MUMBAI, (Reuters) – Sri Lanka repulsed a spirited New Zealand challenge in Colombo yesterday to win their World Cup semi-final and present Muttiah Muralitharan with the opportunity to finish his career with a flourish.
Muralitharan, who took his 800th test wicket with his final ball in test cricket, showed a similar taste for drama in his last match on Sri Lankan soil.
Although clearly hampered by the knee and hamstring injuries which had threatened to sideline him, Muralitharan still bowled his full quota of overs and with his last delivery he dismissed New Zealand’s top scorer Scott Styris lbw for 57.
He will retire after Saturday’s final in Mumbai against the winners of today’s semi-final between India and Pakistan with his test and one-day wicket-taking records unlikely to be ever exceeded.
New Zealand, who at one stage had looked to be heading for a score of 240 which may well have proved too much for Sri Lanka, failed to complete their overs and were bowled out for 217 with seven balls to spare.
Muralitharan watched anxiously from the stands as a Sri Lanka reply of 160 for one became 169 for four. As the tension mounted, all-rounder Angelo Mathews hit a six to relieve the pressure and Sri Lanka eventually crossed the line with five wickets and 13 balls to spare.
Kumar Sangakkara, who won the man-of-the-match award for his perceptive captaincy, his accustomed skills behind the stumps and a delightfully fluent 54, paid an eloquent tribute to Sri Lanka’s greatest cricketer.
“It was Murali’s last game and everyone was up to make sure we gave him a great sendoff from Sri Lanka and everyone did a great job,” Sangakkara said at the victory presentation.
“He is an icon of Sri Lanka as a champion on the field and off the field, as a human being and as a cricketer.
“I don’t think there’s anyone out there who matches him, he is a fantastic performer, he is a fantastic human being and he’s the ultimate team man. Everytime he plays, he has done wonders for us. He has no ego.”
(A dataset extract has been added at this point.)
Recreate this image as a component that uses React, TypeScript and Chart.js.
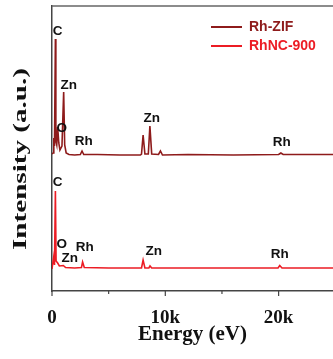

Sri Lanka, the 1996 champions, were sloppy in the field in the quarter-final against England and their middle-order batting was fallible against committed New Zealand bowling and tigerish fielding yesterday.
The variety and skills of their bowlers and the splendour of the top-order batting remained intact, confirming the pre-tournament assessments that they were the best all-round team in the tournament.
“Our fast bowlers have been performing and on our tracks our variety is very hard for the opposition to face,” said Sangakkara.
Bowling won the match for Sri Lanka after a brisk start from the New Zealanders, who became the sixth Kiwi side to falter at the semi-final stages.
Sangakkara took Lasith Malinga out of the attack after an exploratory opening over, bringing him back with the old ball when he dismissed Martin Guptill (39) and Kane Williamson (22) with wicked inswinging yorkers when both batsmen looked set.
Nathan McCullum (9) followed caught behind, completely fooled by a slower delivery.
Muralitharan, unable to put full weight on his injured knee, still took two for 42 while none of the batsmen, including Styris, could read Ajantha Mendis with any certainty.
New Zealand fought gallantly and threatened at one stage to pull off one of the great World Cup upsets. But they were ultimately undone by the home team’s bowlers and a sixth World Cup semi-final ended like all the others in defeat.
“We set up a great platform and we ruined it a bit by losing too many wickets,” said captain Daniel Vettori. “They are a tough group of bowlers to come in and start against. They’ve showed that throughout the tournament.
“Sri Lanka are going to be tough in the final, particularly with their bowling unit when they all click.”